Observers in New Delhi, including senior members of the Bharatiya Janata Party and the opposition Indian National Congress, have seized upon the scandal as an illustration of the perils inherent in opaque party‑funding mechanisms that, they argue, persist despite the mandates of the Representation of the People Act, 1951. Critics have further contended that the incident underscores a systemic deficiency in the enforcement of financial disclosure norms, thereby inviting renewed calls for the Election Commission of India to adopt more stringent audit protocols comparable to those employed by the United Kingdom’s Electoral Commission.

Within the broader canvas of Indian parliamentary practice, the revelation that a senior party functionary could misappropriate resources of comparable magnitude to those allocated for constituency development projects has prompted parliamentary committees to reiterate the necessity of aligning internal party audits with the provisions of the Lok Sabha Committee on Estimates and Public Accounts.
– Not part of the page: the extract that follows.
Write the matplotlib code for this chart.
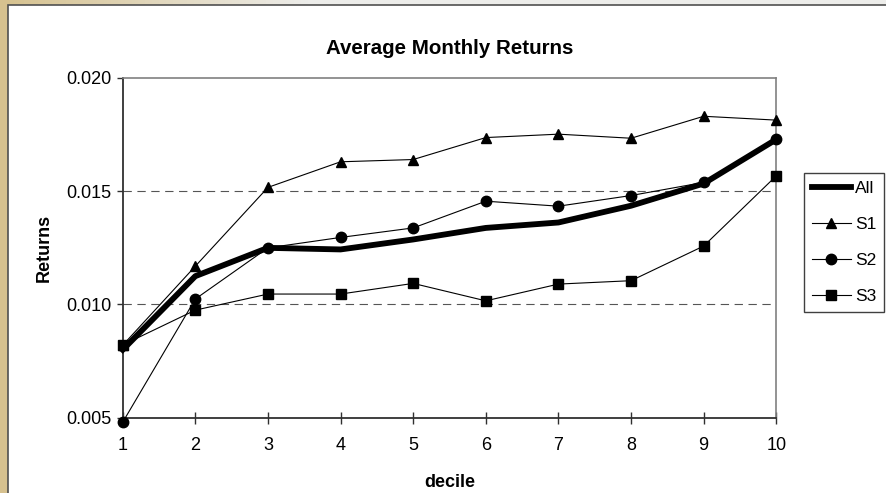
import numpy as np
import matplotlib
matplotlib.use('Agg')
import matplotlib.pyplot as plt
from matplotlib.patches import Rectangle

plt.rcParams['font.family'] = ['Liberation Sans', 'DejaVu Sans']

deciles = [1, 2, 3, 4, 5, 6, 7, 8, 9, 10]
ret_all = [0.0080, 0.01125, 0.0125, 0.01243, 0.01287, 0.01338, 0.01362, 0.01436, 0.01534, 0.01729]
ret_s1 = [0.0082, 0.01169, 0.01517, 0.01630, 0.01640, 0.01737, 0.01752, 0.01734, 0.01831, 0.01814]
ret_s2 = [0.0048, 0.01024, 0.0125, 0.01296, 0.01338, 0.01456, 0.01434, 0.01481, 0.01539, 0.01729]
ret_s3 = [0.00821, 0.00975, 0.01046, 0.01046, 0.01093, 0.01016, 0.0109, 0.01105, 0.01258, 0.01568]
yticks = [0.005, 0.010, 0.015, 0.020]

W, H = 886, 493
fig = plt.figure(figsize=(W / 100, H / 100), dpi=100)
fig.patch.set_facecolor('#d6c18f')

# top strip fades from tan into grey
bg = fig.add_axes([0, 0, 1, 1], zorder=-10)
bg.set_axis_off()
t = np.clip(np.linspace(0, 1, 256) / 0.35, 0, 1)[None, :, None]
grad = (1 - t) * np.array([0.84, 0.76, 0.56]) + t * np.array([0.93, 0.93, 0.92])
bg.imshow(grad, extent=[0, W, H - 5, H], aspect='auto')
bg.add_patch(Rectangle((0, 0), 8, H, color='#d6c18f', zorder=1))
bg.add_patch(Rectangle((8, -2), W, H - 5 + 2, facecolor='white',
                       edgecolor='#505050', linewidth=1.2, zorder=2))
bg.set_xlim(0, W)
bg.set_ylim(0, H)

ax = fig.add_axes([122.7 / W, 1 - 417.7 / H, (776.3 - 122.7) / W, (417.7 - 78) / H])
ax.set_facecolor('white')

line_all, = ax.plot(deciles, ret_all, color='black', lw=4.2, solid_joinstyle='round',
                    clip_on=False, label='All', zorder=3)
line_s1, = ax.plot(deciles, ret_s1, color='black', lw=0.8, marker='^', ms=7.5,
                   clip_on=False, label='S1', zorder=4)
line_s2, = ax.plot(deciles, ret_s2, color='black', lw=0.8, marker='o', ms=7.5,
                   clip_on=False, label='S2', zorder=4)
line_s3, = ax.plot(deciles, ret_s3, color='black', lw=0.8, marker='s', ms=7.5,
                   clip_on=False, label='S3', zorder=4)

for g in [0.010, 0.015]:
    ax.axhline(g, color='#555555', lw=0.8, dashes=(7.5, 5), zorder=1)

ax.set_xlim(1, 10)
ax.set_ylim(0.005, 0.020)
ax.set_xticks(deciles)
ax.set_yticks(yticks)
ax.set_yticklabels(['%.3f' % v for v in yticks])
ax.tick_params(axis='x', direction='inout', length=8, width=1, color='#303030',
               labelsize=13, pad=10)
ax.tick_params(axis='y', direction='out', length=4, width=1, color='#303030',
               labelsize=13, pad=4)

for side in ['left', 'bottom']:
    ax.spines[side].set_color('#303030')
    ax.spines[side].set_linewidth(1.3)
for side in ['top', 'right']:
    ax.spines[side].set_color('#808080')
    ax.spines[side].set_linewidth(1.2)

ax.set_title('Average Monthly Returns', fontsize=14.8, fontweight='bold', pad=17.5)
ax.set_xlabel('decile', fontsize=13, fontweight='bold', labelpad=14)
ax.set_ylabel('Returns', fontsize=13, fontweight='bold', labelpad=10)

leg = fig.legend(handles=[line_all, line_s1, line_s2, line_s3], loc='upper left',
                 bbox_to_anchor=(804 / W, 1 - 173 / H), borderaxespad=0,
                 fontsize=12.5, handlelength=2.25, handletextpad=0.25,
                 labelspacing=1.2, borderpad=0.45, fancybox=False, framealpha=1)
leg.get_frame().set_edgecolor('#404040')
leg.get_frame().set_linewidth(1.0)

plt.savefig('out.png', dpi=100)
Consequently, the Ministry of Finance has indicated that it will issue advisory circulars urging all registered political societies to institute independent oversight boards, a measure that, while symbolic, may constitute the first substantive step toward bridging the chasm between aspirational statutory obligations and their practical enforcement.

The Scottish episode, now reverberating through the corridors of India’s political establishments, lays bare the fragility of internal controls when entrusted to individuals whose personal loyalties intersect with partisan ambitions, thereby compelling a reevaluation of the tenets of fiduciary duty that undergird democratic party structures. In the wake of the court’s determination, civil society groups have pledged to monitor the disbursement of future party funds through transparent digital ledgers, an initiative that, if implemented earnestly, could restore a modicum of public confidence eroded by successive allegations of financial impropriety across the subcontinent.
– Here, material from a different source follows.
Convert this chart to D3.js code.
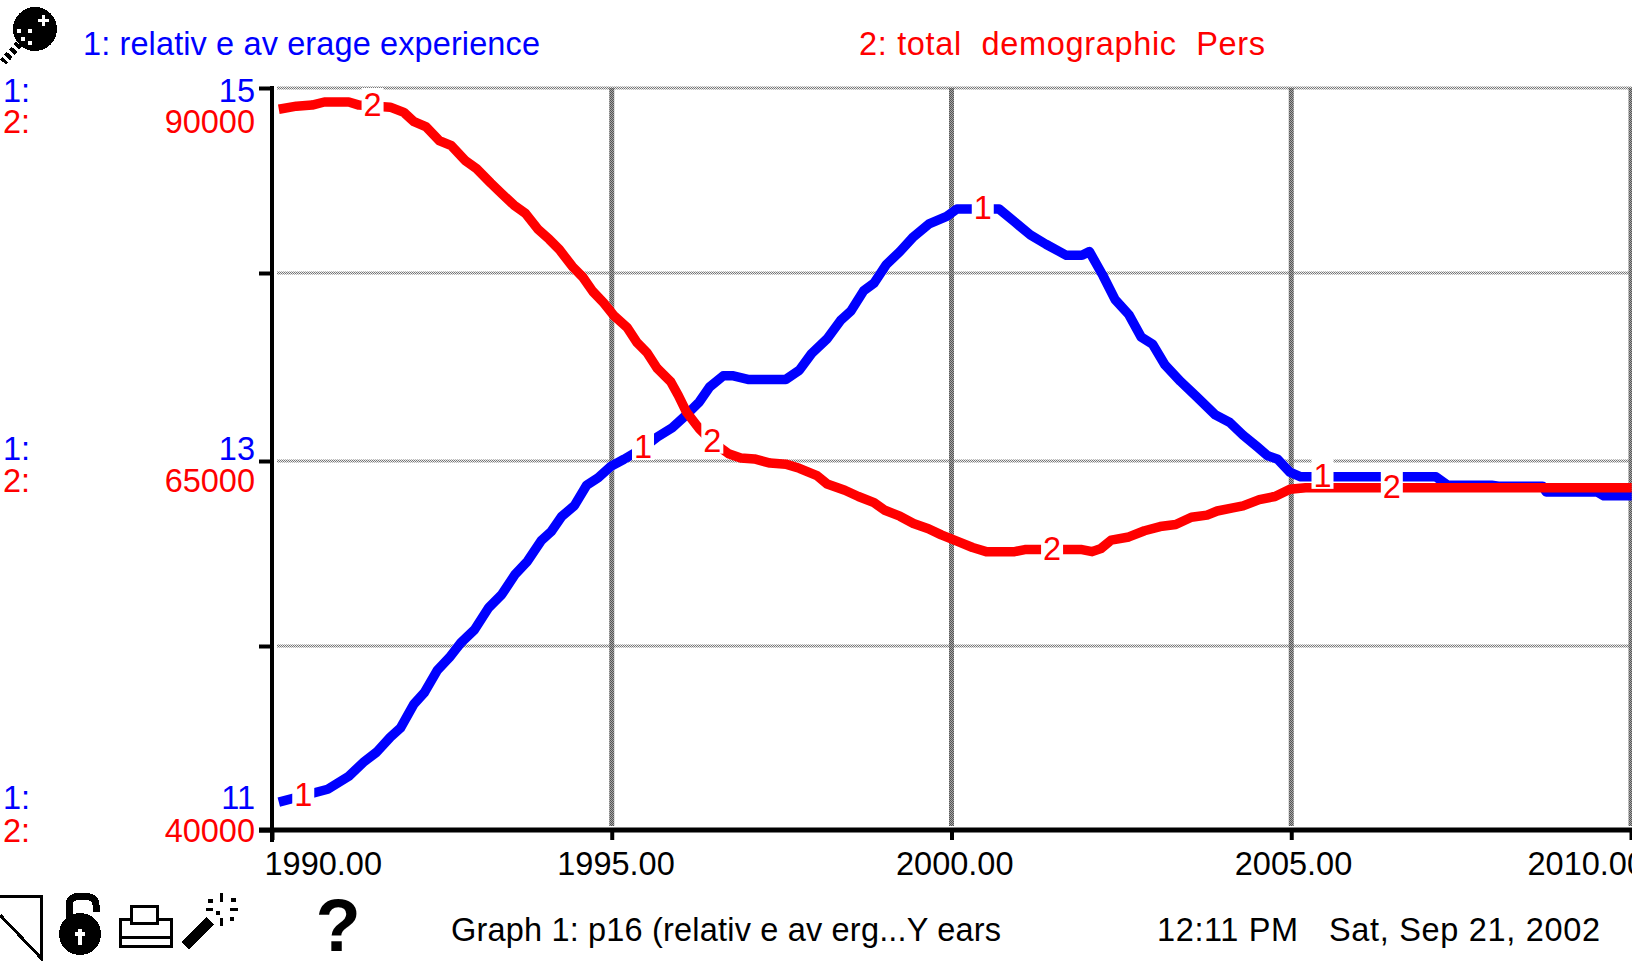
<!DOCTYPE html>
<html><head><meta charset="utf-8">
<script src="https://cdnjs.cloudflare.com/ajax/libs/d3/7.8.5/d3.min.js"></script>
<style>
html,body{margin:0;padding:0;background:#fff;overflow:hidden}
svg{display:block}
text{font-family:"Liberation Sans",Arial,sans-serif;white-space:pre}
</style></head><body>
<svg id="c" width="1632" height="961"></svg>
<script>
const blueYears=[1990.10,1990.82,1991.13,1991.36,1991.54,1991.74,1991.89,1992.09,1992.24,1992.43,1992.61,1992.78,1992.98,1993.19,1993.38,1993.58,1993.76,1993.96,1994.11,1994.26,1994.45,1994.63,1994.80,1994.98,1995.18,1995.46,1995.67,1995.89,1996.10,1996.29,1996.44,1996.64,1996.79,1997.02,1997.56,1997.76,1997.94,1998.17,1998.37,1998.52,1998.71,1998.86,1999.04,1999.24,1999.44,1999.67,1999.93,2000.08,2000.70,2000.93,2001.16,2001.39,2001.59,2001.69,2001.92,2002.03,2002.23,2002.41,2002.61,2002.79,2002.96,2003.14,2003.37,2003.60,2003.88,2004.09,2004.29,2004.49,2004.65,2004.80,2004.98,2005.14,2005.75,2007.13,2007.30,2007.95,2008.05,2008.70,2008.75,2009.50,2009.60,2010.01];
const blueValues=[11.15,11.22,11.29,11.37,11.42,11.50,11.55,11.68,11.74,11.86,11.93,12.01,12.08,12.20,12.27,12.38,12.45,12.56,12.61,12.69,12.75,12.86,12.90,12.96,13.00,13.06,13.12,13.17,13.24,13.31,13.39,13.45,13.45,13.43,13.43,13.48,13.57,13.65,13.75,13.80,13.91,13.95,14.05,14.12,14.20,14.27,14.31,14.35,14.35,14.28,14.21,14.16,14.12,14.10,14.10,14.12,13.99,13.86,13.78,13.66,13.62,13.51,13.42,13.34,13.24,13.20,13.13,13.07,13.02,13.00,12.93,12.905,12.905,12.905,12.86,12.86,12.855,12.855,12.824,12.824,12.803,12.803];
const redYears=[1990.10,1990.36,1990.59,1990.77,1991.13,1991.28,1991.74,1991.94,1992.09,1992.27,1992.46,1992.64,1992.84,1993.01,1993.22,1993.38,1993.56,1993.73,1993.91,1994.08,1994.23,1994.42,1994.57,1994.72,1994.88,1995.03,1995.23,1995.37,1995.52,1995.67,1995.87,1995.98,1996.10,1996.29,1996.49,1996.72,1996.90,1997.10,1997.33,1997.56,1997.76,1998.02,1998.17,1998.43,1998.63,1998.86,1999.01,1999.24,1999.44,1999.66,1999.85,2000.08,2000.31,2000.51,2000.93,2001.08,2001.92,2002.07,2002.20,2002.35,2002.61,2002.84,2003.07,2003.30,2003.53,2003.76,2003.91,2004.14,2004.29,2004.53,2004.76,2004.98,2005.21,2010.01];
const redValues=[88600,88810,88880,89090,89090,88880,88740,88390,87760,87410,86490,86140,85160,84600,83620,82910,82140,81580,80530,79830,79130,78000,77300,76320,75550,74700,73860,72880,72180,71120,70210,69300,68180,67050,66140,65370,65090,65020,64740,64670,64390,63900,63330,62910,62490,62070,61580,61160,60670,60320,59900,59480,59050,58770,58770,58910,58910,58770,58980,59550,59760,60180,60460,60600,61090,61230,61510,61720,61860,62280,62490,62980,63080,63080];
const xTicks=[1990,1995,2000,2005,2010];
const gridLevels=[15,14,13,12,11];
const blueLabelTicks=[15,13,11];
const redLabelTicks=[90000,65000,40000];
const blueMarkYears=[1990.46,1995.46,2000.46,2005.46];
const redMarkYears=[1991.48,1996.48,2001.48,2006.48];
const titleBlue="1: relativ e av erage experience";
const titleRed="2: total  demographic  Pers";
const footer=["Graph 1: p16 (relativ e av erg...Y ears","12:11 PM","Sat, Sep 21, 2002"];

const BLUE="#0000ff",RED="#ff0000",FS=32.5;
const svg=d3.select("#c");
const defs=svg.append("defs");
function checker(id,a,b){
  const p=defs.append("pattern").attr("id",id).attr("patternUnits","userSpaceOnUse").attr("width",2).attr("height",2);
  p.append("rect").attr("width",2).attr("height",2).attr("fill",b);
  p.append("rect").attr("width",1).attr("height",1).attr("fill",a);
  p.append("rect").attr("x",1).attr("y",1).attr("width",1).attr("height",1).attr("fill",a);
}
checker("gv","#555","#a6a6a6");
checker("gh","#777","#ededed");

const x=d3.scaleLinear().domain([1990,2010]).range([272,1631]);
const yB=d3.scaleLinear().domain([11,15]).range([830,88.5]);
const yR=d3.scaleLinear().domain([40000,90000]).range([830,88.5]);
const yGrid=d3.scaleLinear().domain([11,12,13,14,15]).range([830,646,461,273,88]);

// grid
svg.append("g").selectAll("line").data(gridLevels).join("line")
  .attr("x1",277).attr("x2",1632).attr("y1",d=>yGrid(d)).attr("y2",d=>yGrid(d))
  .attr("stroke","url(#gh)").attr("stroke-width",3);
svg.append("g").selectAll("line").data(xTicks.slice(1)).join("line")
  .attr("x1",d=>x(d)).attr("x2",d=>x(d)).attr("y1",88).attr("y2",826)
  .attr("stroke","url(#gv)").attr("stroke-width",5);

// axes
const yAxisG=svg.append("g").attr("transform","translate(272,0)")
  .call(d3.axisLeft(yGrid).tickValues(gridLevels).tickSize(13).tickFormat(""));
yAxisG.select(".domain").attr("stroke","#000").attr("stroke-width",4).attr("d","M0,86V842");
yAxisG.selectAll(".tick line").attr("stroke","#000").attr("stroke-width",4);

const xOffsets=[-8,-55,-56,-57,-104];
const xAxisG=svg.append("g").attr("transform","translate(0,830)")
  .call(d3.axisBottom(x).tickValues(xTicks).tickSize(10).tickFormat(d3.format(".2f")));
xAxisG.select(".domain").attr("stroke","#000").attr("stroke-width",5).attr("d","M259,0H1632");
xAxisG.selectAll(".tick line").attr("stroke","#000").attr("stroke-width",4);
xAxisG.selectAll(".tick text").attr("fill","#000").attr("font-size",FS)
  .attr("font-family",null).attr("text-anchor","start")
  .attr("dx",(d,i)=>xOffsets[i]).attr("dy",0).attr("y",45);

// value labels
const blueBase=[102,460,809],redBase=[133,492,842];
function valueLabels(vals,base,color,tag){
  const g=svg.append("g").attr("fill",color).attr("font-size",FS);
  g.selectAll("text.v").data(vals).join("text").attr("class","v")
    .attr("x",255).attr("y",(d,i)=>base[i]).attr("text-anchor","end").text(d=>d);
  g.selectAll("text.t").data(vals).join("text").attr("class","t")
    .attr("x",3).attr("y",(d,i)=>base[i]).text(tag);
}
valueLabels(blueLabelTicks,blueBase,BLUE,"1:");
valueLabels(redLabelTicks,redBase,RED,"2:");

// series
const bluePts=blueYears.map((t,i)=>[t,blueValues[i]]);
const redPts=redYears.map((t,i)=>[t,redValues[i]]);
const lineB=d3.line().x(d=>x(d[0])).y(d=>yB(d[1]));
const lineR=d3.line().x(d=>x(d[0])).y(d=>yR(d[1]));
svg.append("path").attr("d",lineB(bluePts)).attr("fill","none").attr("stroke",BLUE).attr("stroke-width",9.5).attr("stroke-linejoin","round");
svg.append("path").attr("d",lineR(redPts)).attr("fill","none").attr("stroke",RED).attr("stroke-width",9.5).attr("stroke-linejoin","round");

// curve marks
function at(pts,t){
  const i=Math.max(1,d3.bisector(d=>d[0]).left(pts,t));
  const a=pts[i-1],b=pts[i];
  return a[1]+(b[1]-a[1])*(t-a[0])/(b[0]-a[0]);
}
function marks(years,pts,scale,label){
  const g=svg.append("g");
  years.forEach(t=>{
    const px=x(t),py=scale(at(pts,t));
    g.append("rect").attr("x",px-11).attr("y",py-18).attr("width",22).attr("height",30).attr("fill","#fff");
    g.append("text").attr("x",px).attr("y",py+10).attr("text-anchor","middle").attr("fill",RED).attr("font-size",FS).text(label);
  });
}
marks(blueMarkYears,bluePts,yB,"1");
marks(redMarkYears,redPts,yR,"2");

// titles
svg.append("text").attr("x",83).attr("y",55).attr("fill",BLUE).attr("font-size",FS).attr("textLength",457).attr("lengthAdjust","spacing").text(titleBlue);
svg.append("text").attr("x",859).attr("y",55).attr("fill",RED).attr("font-size",FS).attr("textLength",406).attr("lengthAdjust","spacing").text(titleRed);

// footer
svg.append("text").attr("x",451).attr("y",941).attr("font-size",FS).attr("textLength",550).attr("lengthAdjust","spacing").text(footer[0]);
svg.append("text").attr("x",1157).attr("y",941).attr("font-size",FS).attr("textLength",141).attr("lengthAdjust","spacing").text(footer[1]);
svg.append("text").attr("x",1329).attr("y",941).attr("font-size",FS).attr("textLength",271).attr("lengthAdjust","spacing").text(footer[2]);

// icons
const ic=svg.append("g").attr("shape-rendering","crispEdges");
// magnifier
ic.append("circle").attr("cx",35).attr("cy",29).attr("r",22).attr("fill","#000");
ic.append("path").attr("d","M38,19h4v-4h3v4h4v3h-4v4h-3v-4h-4z").attr("fill","#fff");
[[17,29],[28,29],[21,37],[28,41]].forEach(p=>ic.append("rect").attr("x",p[0]).attr("y",p[1]).attr("width",4).attr("height",4).attr("fill","#fff"));
ic.append("path").attr("d","M19,44L3,62").attr("stroke","#000").attr("stroke-width",8).attr("stroke-dasharray","4 3");
// corner
ic.append("path").attr("d","M-2,896H41V958L0,915").attr("fill","none").attr("stroke","#000").attr("stroke-width",3);
// open lock
ic.append("circle").attr("cx",80).attr("cy",934).attr("r",21).attr("fill","#000");
ic.append("path").attr("d","M69,922V905Q69,896 82,896Q96,896 96,905V912").attr("fill","none").attr("stroke","#000").attr("stroke-width",7);
ic.append("path").attr("d","M78,929h4v3h3v4h-3v9h-4v-9h-3v-4h3z").attr("fill","#fff");
// printer
ic.append("rect").attr("x",120).attr("y",919).attr("width",51).attr("height",27).attr("fill","#fff").attr("stroke","#000").attr("stroke-width",3);
ic.append("rect").attr("x",131).attr("y",906).attr("width",26).attr("height",17).attr("fill","#fff").attr("stroke","#000").attr("stroke-width",3);
ic.append("line").attr("x1",120).attr("x2",171).attr("y1",937).attr("y2",937).attr("stroke","#000").attr("stroke-width",3);
// wand
ic.append("line").attr("x1",185).attr("y1",946).attr("x2",210).attr("y2",921).attr("stroke","#000").attr("stroke-width",11);
[[220,893,3,9],[231,898,5,4],[208,899,5,4],[206,908,7,3],[230,908,8,3],[216,911,4,4],[220,918,3,8],[230,917,4,4]].forEach(p=>
  ic.append("rect").attr("x",p[0]).attr("y",p[1]).attr("width",p[2]).attr("height",p[3]).attr("fill","#000"));
// help
svg.append("text").attr("x",338).attr("y",951).attr("text-anchor","middle").attr("font-size",74).attr("font-weight","bold").text("?");
</script>
</body></html>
Given that the guilty plea of a former chief executive of a major political party has been secured without recourse to an extended trial, one must inquire whether the existing statutory frameworks governing party finance in India possess sufficient teeth to compel immediate restitution and punitive deterrence, or whether they merely provide a veneer of accountability that dissolves once the political actor steps beyond the public eye, thereby allowing the misappropriated capital to re‑enter the opaque corridors of patronage and campaign financing? Furthermore, does the reliance on discretionary oversight by entities such as the Election Commission, whose investigative powers remain circumscribed by political considerations, betray an inherent constitutional inadequacy that impedes the citizenry’s capacity to test governmental claims against verifiable financial records, and what legislative remedies might be envisaged in the present legislative climate to render the audit process both transparent and impervious to partisan interference for the nation as a whole?

Is it not incumbent upon the Union government to examine whether the fiduciary responsibilities imposed upon party treasurers under the Companies Act have been inadequately integrated into the political sphere, thereby creating a lacuna that enables individuals such as Murrell to exploit the intersection of corporate accounting standards and partisan financial flows without immediate detection, thereby eroding public trust in the electoral process and inviting scrutiny from international watchdogs regarding compliance with anti‑corruption conventions? Moreover, should the precedent set by the swift custodial remand of a foreign political operative compel Indian courts to reevaluate the balance between the rights of the accused and the public interest in preserving the sanctity of democratic financing, and might such a judicial recalibration foster a more proactive stance against the recurrence of similar breaches within the subcontinent’s vibrant yet vulnerable party ecosystem, consequently obligating legislative committees to propose statutory amendments that could harmonize party finance regulations with global best practices and reinforce the rule of law in electoral affairs?